Gaëlle Belem, au prix, manifestement, d’un travail approfondi de recherche et de compilation de traces historiques, de documents locaux, de (trop rares) témoignages écrits, des multiples lettres et requêtes administratives rédigées par Ferréol et par ses relations amicales et inamicales, de quelques coupures de journaux, de minutes de sessions de justice, de procès-verbaux, installe une trame réaliste sur laquelle elle brode un récit alerte en péripéties, bien écrit, mêlant et opposant habilement les tonalités, les épisodes tragiques et les traits d’humour, la relation de faits authentiques et le recours au conte, la réinvention fantaisiste de la Genèse en un discours parfois savoureusement débridé…
« Tout allait bien pour les plantes et les insectes jusqu’à ce que de leur côté les hommes et les animaux aient des lourdeurs d’estomac à force de manger de la soupe de cailloux.
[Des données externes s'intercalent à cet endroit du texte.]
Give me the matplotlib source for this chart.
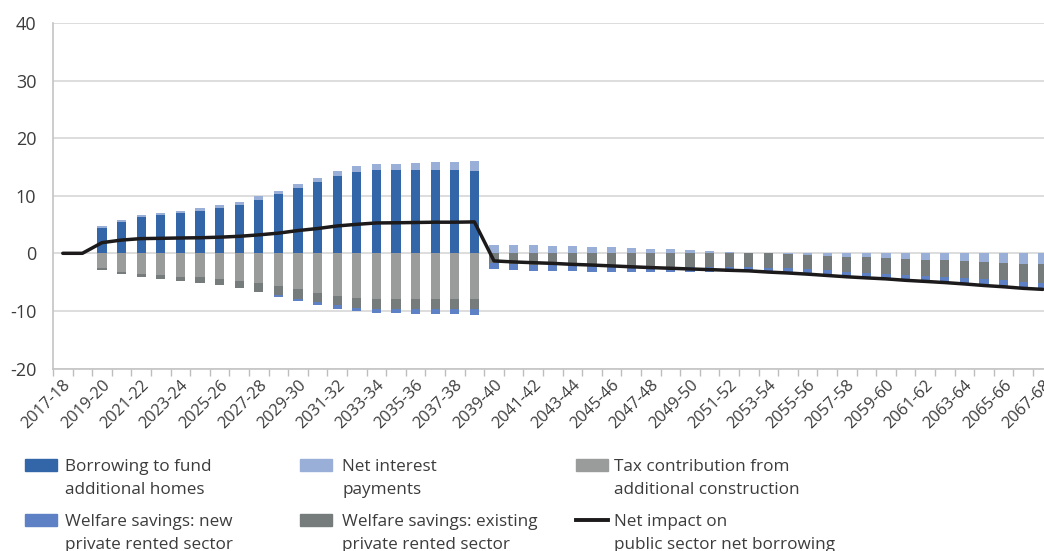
import numpy as np
import matplotlib
matplotlib.use("Agg")
import matplotlib.pyplot as plt
from matplotlib.patches import Rectangle
from matplotlib.lines import Line2D

plt.rcParams['font.family'] = ['Open Sans', 'DejaVu Sans']
plt.rcParams['axes.unicode_minus'] = False

years = [f"{y}-{(y + 1) % 100:02d}" for y in range(2017, 2068)]

# £bn per year, positive = adds to borrowing
borrowing = [0, 0, 4.46, 5.5, 6.3, 6.7, 7.06, 7.4, 7.9, 8.45, 9.3, 10.24, 11.28, 12.38,
             13.5, 14.2, 14.47, 14.47, 14.4, 14.4, 14.4, 14.35,
             0, 0, 0, 0, 0, 0, 0, 0, 0, 0, 0, 0, 0, 0, 0, 0, 0, 0, 0, 0, 0, 0, 0, 0,
             0, 0, 0, 0, 0]
interest = [0, 0, 0.23, 0.3, 0.3, 0.35, 0.35, 0.4, 0.46, 0.46, 0.58, 0.58, 0.69, 0.69,
            0.75, 0.93, 0.98, 1.1, 1.27, 1.39, 1.5, 1.68,
            1.48, 1.45, 1.39, 1.33, 1.21, 1.13, 1.01, 0.9, 0.78, 0.67, 0.55, 0.43, 0.27, 0.12,
            0.0, -0.1, -0.23, -0.4, -0.58, -0.7, -0.81, -1.0, -1.1, -1.2, -1.33, -1.5, -1.62,
            -1.8, -1.9]
tax = [0, 0, -2.5, -3.24, -3.6, -3.8, -4.05, -4.2, -4.4, -4.75, -5.2, -5.6, -6.25, -6.9,
       -7.4, -7.7, -7.93, -7.93, -7.93, -7.93, -7.93, -7.85,
       0, 0, 0, 0, 0, 0, 0, 0, 0, 0, 0, 0, 0, 0, 0, 0, 0, 0, 0, 0, 0, 0, 0, 0,
       0, 0, 0, 0, 0]
welfare_existing = [0, 0, -0.4, -0.4, -0.5, -0.65, -0.75, -0.87, -1.16, -1.27, -1.5, -1.68,
                    -1.62, -1.56, -1.62, -1.74, -1.68, -1.74, -1.74, -1.74, -1.74, -1.85,
                    -1.7, -1.87, -1.97, -2.06, -2.15, -2.22, -2.28, -2.34, -2.38, -2.42,
                    -2.45, -2.46, -2.46, -2.45,
                    -2.5, -2.52, -2.55, -2.57, -2.6, -2.65, -2.7, -2.74, -2.8, -2.86, -2.93,
                    -3.0, -3.07, -3.14, -3.2]
welfare_new = [0, 0, 0, 0, 0, 0, 0, 0, 0, 0, 0, -0.23, -0.4, -0.58, -0.64, -0.64, -0.75,
               -0.75, -0.8, -0.85, -0.9, -1.0,
               -1.1, -1.08, -1.05, -1.02, -0.98, -0.95, -0.92, -0.9, -0.88, -0.85, -0.82,
               -0.8, -0.76, -0.72,
               -0.76, -0.8, -0.84, -0.88, -0.9, -0.92, -0.93, -0.95, -0.98, -1.02, -1.06,
               -1.09, -1.12, -1.14, -1.16]
net_impact = [0, 0, 1.85, 2.3, 2.55, 2.6, 2.66, 2.7, 2.8, 2.95, 3.2, 3.5, 3.95, 4.3, 4.75,
              5.03, 5.27, 5.3, 5.35, 5.4, 5.4, 5.45,
              -1.32, -1.5, -1.63, -1.75, -1.92, -2.04, -2.19, -2.34, -2.48, -2.6, -2.72,
              -2.83, -2.95, -3.05, -3.26, -3.42, -3.62, -3.85, -4.08, -4.27, -4.44, -4.69,
              -4.88, -5.08, -5.32, -5.59, -5.81, -6.08, -6.26]

c_borrow = '#3366a9'
c_interest = '#99afd7'
c_tax = '#9a9c9b'
c_new = '#5e81c5'
c_exist = '#767c7b'
c_line = '#1c1a1b'
c_text = '#3c3c3c'

fig = plt.figure(figsize=(10.44, 5.51), dpi=100)
ax = fig.add_axes([53 / 1044, 182.5 / 551, 999.6 / 1044, 345.6 / 551])

x = np.arange(len(years))
pos_base = np.zeros(len(x))
neg_base = np.zeros(len(x))
for vals, col in [(borrowing, c_borrow), (interest, c_interest), (tax, c_tax),
                  (welfare_existing, c_exist), (welfare_new, c_new)]:
    v = np.array(vals, dtype=float)
    bottom = np.where(v >= 0, pos_base, neg_base)
    ax.bar(x, v, 0.46, bottom=bottom, color=col, zorder=2)
    pos_base = pos_base + np.where(v > 0, v, 0)
    neg_base = neg_base + np.where(v < 0, v, 0)

ax.plot(x, net_impact, color=c_line, lw=2.5, zorder=3, solid_capstyle='round')

ax.set_xlim(-0.5, len(years) - 0.5)
ax.set_ylim(-20, 40)
ax.set_yticks(range(-20, 41, 10))
ax.yaxis.grid(True, color='#dadada', lw=1.3, zorder=0)
ax.set_axisbelow(True)
ax.tick_params(axis='y', length=0, pad=12, labelsize=13, labelcolor=c_text)

# boundary ticks without labels, labels on every other category
ax.set_xticks(np.arange(-0.5, len(years), 1))
ax.set_xticklabels([])
ax.tick_params(axis='x', which='major', length=5, color='#bdbdbd', width=1)
ax.set_xticks(x[::2], minor=True)
ax.set_xticklabels(years[::2], minor=True, rotation=45, ha='right', va='top',
                   rotation_mode='anchor', fontsize=11.8, color=c_text)
ax.tick_params(axis='x', which='minor', length=0, pad=6)

for s in ['top', 'right']:
    ax.spines[s].set_visible(False)
ax.spines['left'].set_color('#c4c4c4')
ax.spines['bottom'].set_color('#c4c4c4')
ax.spines['left'].set_linewidth(1.2)
ax.spines['bottom'].set_linewidth(1.2)

W, H = 1044, 551
entries = [
    (25, 459, 65, 'Borrowing to fund\nadditional homes', c_borrow),
    (300, 459, 342, 'Net interest\npayments', c_interest),
    (576, 459, 614, 'Tax contribution from\nadditional construction', c_tax),
    (25, 514, 65, 'Welfare savings: new\nprivate rented sector', c_new),
    (300, 514, 342, 'Welfare savings: existing\nprivate rented sector', c_exist),
    (576, 514, 614, 'Net impact on\npublic sector net borrowing', None),
]
for px, py, tx, label, col in entries:
    if col is None:
        fig.add_artist(Line2D([px / W, (px + 32) / W], [1 - (py + 6) / H, 1 - (py + 6) / H],
                              color=c_line, lw=2.8))
    else:
        fig.add_artist(Rectangle((px / W, 1 - (py + 12) / H), 32 / W, 12 / H,
                                 color=col, transform=fig.transFigure))
    fig.text(tx / W, 1 - py / H, label, ha='left', va='top',
             fontsize=12.3, color=c_text, linespacing=1.55)

fig.savefig('out.png', dpi=100)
On consulta la corporation des métiers de bouche qui proposa de diversifier les repas. Dieu ajouta donc des fruits à certaines plantes, et il les trouva lui-même très bons. Les hommes mangeaient des fruits, surtout des pommes et des poires, mais bien vite ils demandèrent du lard. Pour ne pas vexer Dieu, ils gardèrent quelques oranges comme cadeau à offrir aux enfants à Noël ».
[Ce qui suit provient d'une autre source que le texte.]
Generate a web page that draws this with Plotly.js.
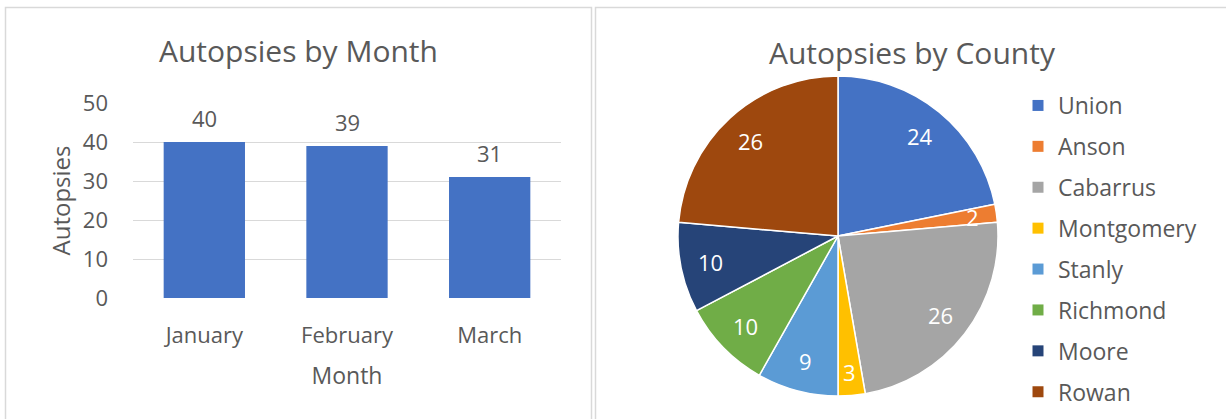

Cependant Gaëlle Belem ne se prive pas d’insérer dans son texte, de manière incisive, cinglante, sans fioritures, la satire sociale d’une période coloniale marquée par le racisme et le suprémacisme européen qu’ont possiblement subis ses propres ancêtres. En témoigne cet extrait d’un passage consacré à Isidore, un esclave malgache du même âge qu’Edmond à qui ce dernier tente de démontrer ce que peut contenir un livre :
« Mais Isidore se fiche de savoir que ce salmigondis est une phrase et chaque feuillet un pan d’histoire […]. Ce n’est pas sa faute s’il est une machine. On lui a appris à économiser sa pensée, à ne pas ressentir, à songer peu et utile. Couper la canne, battre les haricots, le maïs ou le blé, tresser les pailles de chouchous, rien d’autre. Isidore travaille, Isidore se tait […]. S’il a fini de ranger tout le barda de la grange, s’il n’a pas trop mal au dos qu’il a arqué comme un zébu, si cette douleur qui lui cloue la plante des pieds le laisse tranquille, peut-être qu’il écoutera les bagatelles de cette fraudée d’Edmond sur les fascicules, les vanilliers, la nomenclature des oignons verts ».
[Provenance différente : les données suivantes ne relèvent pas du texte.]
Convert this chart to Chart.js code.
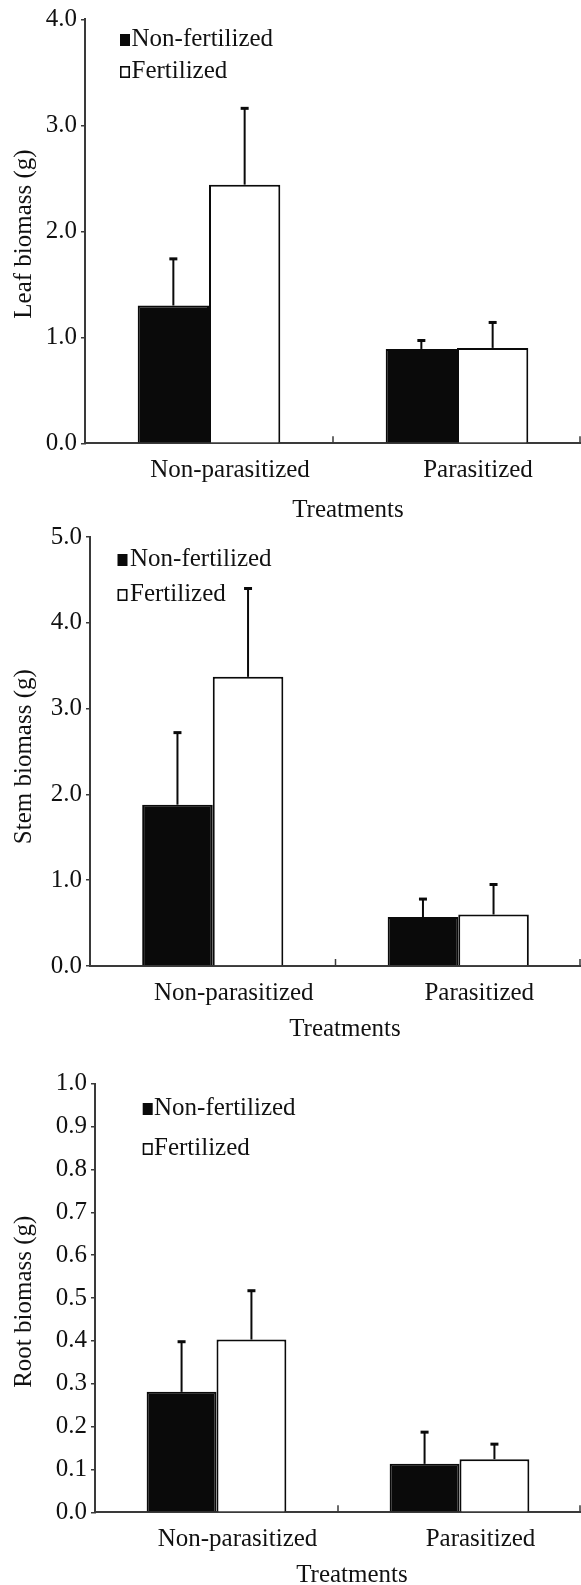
<!DOCTYPE html>
<html><head><meta charset="utf-8">
<script src="https://cdn.jsdelivr.net/npm/chart.js@4.4.1/dist/chart.umd.min.js"></script>
<style>
html,body{margin:0;padding:0;background:#fff;}
body{width:581px;height:1585px;position:relative;overflow:hidden;}
.box{position:absolute;left:0;width:581px;}
</style></head><body>
<div class="box" style="top:0;height:525px"><canvas id="c1"></canvas></div>
<div class="box" style="top:518px;height:522px"><canvas id="c2"></canvas></div>
<div class="box" style="top:1040px;height:545px"><canvas id="c3"></canvas></div>
<script>
// ---- data ----
const categories = ['Non-parasitized', 'Parasitized'];
const seriesNames = ['Non-fertilized', 'Fertilized'];
const xTitle = 'Treatments';

const leafNonFert = [1.30, 0.89];
const leafNonFertErr = [0.44, 0.08];
const leafFert = [2.44, 0.90];
const leafFertErr = [0.72, 0.24];
const leafTickLabels = ['0.0', '1.0', '2.0', '3.0', '4.0'];

const stemNonFert = [1.88, 0.57];
const stemNonFertErr = [0.84, 0.21];
const stemFert = [3.37, 0.60];
const stemFertErr = [1.03, 0.35];
const stemTickLabels = ['0.0', '1.0', '2.0', '3.0', '4.0', '5.0'];

const rootNonFert = [0.281, 0.113];
const rootNonFertErr = [0.117, 0.074];
const rootFert = [0.403, 0.124];
const rootFertErr = [0.114, 0.035];
const rootTickLabels = ['0.0', '0.1', '0.2', '0.3', '0.4', '0.5', '0.6', '0.7', '0.8', '0.9', '1.0'];

// ---- style ----
const FONT_FAMILY = '"Liberation Serif", "Times New Roman", serif';
const FONT_SIZE = 25;
const AX = '#3a3a3a';
const INK = '#111';
const BLACK = '#0a0a0a';

const errorBars = {
  id: 'errorBars',
  afterDatasetsDraw(chart) {
    const ctx = chart.ctx, y = chart.scales.y;
    chart.data.datasets.forEach((ds, i) => {
      const meta = chart.getDatasetMeta(i);
      meta.data.forEach((el, j) => {
        const v = ds.data[j], e = ds.err[j];
        const yTop = y.getPixelForValue(v + e);
        const yBar = y.getPixelForValue(v);
        ctx.save();
        ctx.strokeStyle = BLACK;
        ctx.lineWidth = 2;
        ctx.beginPath(); ctx.moveTo(el.x, yBar); ctx.lineTo(el.x, yTop); ctx.stroke();
        ctx.lineWidth = 3;
        ctx.beginPath(); ctx.moveTo(el.x - 4, yTop); ctx.lineTo(el.x + 4, yTop); ctx.stroke();
        ctx.restore();
      });
    });
  }
};

const figText = {
  id: 'figText',
  afterDraw(chart, args, o) {
    const ctx = chart.ctx, ca = chart.chartArea, xs = chart.scales.x;
    ctx.save();
    // inward tick marks at category boundaries
    ctx.strokeStyle = AX; ctx.lineWidth = 1.5;
    const n = xs.ticks.length;
    for (let i = 1; i <= n; i++) {
      const bx = i < n ? (xs.getPixelForTick(i - 1) + xs.getPixelForTick(i)) / 2 : ca.right - 1;
      ctx.beginPath(); ctx.moveTo(bx, ca.bottom); ctx.lineTo(bx, ca.bottom - 7); ctx.stroke();
    }
    ctx.font = FONT_SIZE + 'px ' + FONT_FAMILY;
    ctx.fillStyle = INK;
    // legend
    const L = o.legend;
    ctx.fillStyle = BLACK;
    ctx.fillRect(L.sqX, L.y1 - 12, 10, 12);
    ctx.strokeStyle = BLACK; ctx.lineWidth = 1.6;
    ctx.strokeRect(L.sqX + 0.8, L.y2 - 12 + 0.8, 8.4, 10.4);
    ctx.fillStyle = INK;
    ctx.textAlign = 'left'; ctx.textBaseline = 'alphabetic';
    ctx.fillText(chart.data.datasets[0].label, L.textX, L.y1);
    ctx.fillText(chart.data.datasets[1].label, L.textX, L.y2);
    // x title
    ctx.textAlign = 'center';
    ctx.fillText(xTitle, o.xTitleX, o.xTitleY);
    // y title
    ctx.translate(o.yTitleX, o.yTitleY);
    ctx.rotate(-Math.PI / 2);
    ctx.textBaseline = 'middle';
    ctx.fillText(o.yTitle, 0, 0);
    ctx.restore();
  }
};

function makeChart(id, cfg) {
  const tickVals = cfg.tickLabels.map(parseFloat);
  return new Chart(document.getElementById(id), {
    type: 'bar',
    data: {
      labels: categories,
      datasets: [
        { label: seriesNames[0], data: cfg.nonFert, err: cfg.nonFertErr,
          backgroundColor: BLACK, borderColor: BLACK, borderWidth: 2 },
        { label: seriesNames[1], data: cfg.fert, err: cfg.fertErr,
          backgroundColor: '#ffffff', borderColor: BLACK, borderWidth: 2 }
      ]
    },
    options: {
      responsive: true, maintainAspectRatio: false, animation: false,
      layout: { padding: { top: cfg.top, left: 0, right: 0, bottom: 0 } },
      datasets: { bar: { categoryPercentage: 0.575, barPercentage: 1 } },
      plugins: {
        legend: { display: false }, tooltip: { enabled: false },
        figText: cfg.text
      },
      scales: {
        x: {
          z: 1,
          grid: { display: false, drawTicks: false },
          border: { display: true, color: AX, width: 2 },
          ticks: { color: INK, font: { family: FONT_FAMILY, size: FONT_SIZE }, padding: 12,
                   labelOffset: 21, maxRotation: 0, autoSkip: false },
          afterFit(s) { s.height = cfg.h - cfg.bottom; }
        },
        y: {
          min: tickVals[0], max: tickVals[tickVals.length - 1],
          grid: { display: true, drawOnChartArea: false, drawTicks: true, tickLength: 4,
                  color: AX, tickColor: AX, lineWidth: 1.5 },
          border: { display: true, color: AX, width: 2 },
          ticks: { color: INK, font: { family: FONT_FAMILY, size: FONT_SIZE }, padding: 4,
                   callback: (v) => { const k = tickVals.findIndex(t => Math.abs(t - v) < 1e-9); return k >= 0 ? cfg.tickLabels[k] : ''; } },
          afterBuildTicks(s) { s.ticks = tickVals.map(v => ({ value: v })); },
          afterFit(s) { s.width = cfg.left; }
        }
      }
    },
    plugins: [errorBars, figText]
  });
}

makeChart('c1', {
  nonFert: leafNonFert, nonFertErr: leafNonFertErr, fert: leafFert, fertErr: leafFertErr,
  tickLabels: leafTickLabels, h: 525, top: 19.3, bottom: 443.3, left: 85,
  text: { legend: { sqX: 120, textX: 131.5, y1: 46, y2: 78 },
          xTitleX: 348, xTitleY: 517, yTitleX: 24, yTitleY: 234, yTitle: 'Leaf biomass (g)' }
});
makeChart('c2', {
  nonFert: stemNonFert, nonFertErr: stemNonFertErr, fert: stemFert, fertErr: stemFertErr,
  tickLabels: stemTickLabels, h: 522, top: 18, bottom: 448, left: 90,
  text: { legend: { sqX: 117.5, textX: 130, y1: 48, y2: 83 },
          xTitleX: 345, xTitleY: 518, yTitleX: 24, yTitleY: 238.7, yTitle: 'Stem biomass (g)' }
});
makeChart('c3', {
  nonFert: rootNonFert, nonFertErr: rootNonFertErr, fert: rootFert, fertErr: rootFertErr,
  tickLabels: rootTickLabels, h: 545, top: 43.7, bottom: 472.3, left: 95,
  text: { legend: { sqX: 142.7, textX: 154, y1: 75, y2: 115 },
          xTitleX: 352, xTitleY: 542, yTitleX: 24, yTitleY: 261.7, yTitle: 'Root biomass (g)' }
});
</script>
</body></html>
Reliant entre eux les faits réels (ou supposés tels), en en comblant les « blancs » par un flux narratif qu’elle inscrit dans un schéma actantiel fictionnel au sein de quoi le narrateur s’arroge un statut d’omniscient en profonde empathie avec son personnage, elle réussit à faire des multiples vies d’Albius, celle d’avant et celles, chaotiques, d’après l’invention, un roman passionnant que sous-tend une vérité historique précisément et fort heureusement reconstituée.
Patryck Froissart
Gaëlle Bélem, romancière, née en 1984 à Saint-Benoît (La Réunion), partage son temps entre La Réunion et Paris. En 2020, elle avait ébloui avec son tout premier livre, Un monstre est là, derrière la porte. En récompense de son talent littéraire, l’autrice a été honorée du Grand Prix du Roman Métis en 2020 et du Prix André Dubreuil du Premier Roman. Par ailleurs, grâce à ce « Monstre », elle est aussi devenue la première autrice de l’île dont le roman a été republié en format poche chez Folio. Celui-ci ressortira d’ailleurs en 2024 en anglais. Le fruit le plus rare ou la vie d’Edmond Albius, roman très différent du premier est, lui, en train d’être traduit en anglais et en italien. Sélectionné pour deux autres Prix, dont le Prix Saveurs et Savoirs 2023, c’est un roman d’aventures à la fois drôle et bouleversant qui raconte La Réunion du XIXe siècle.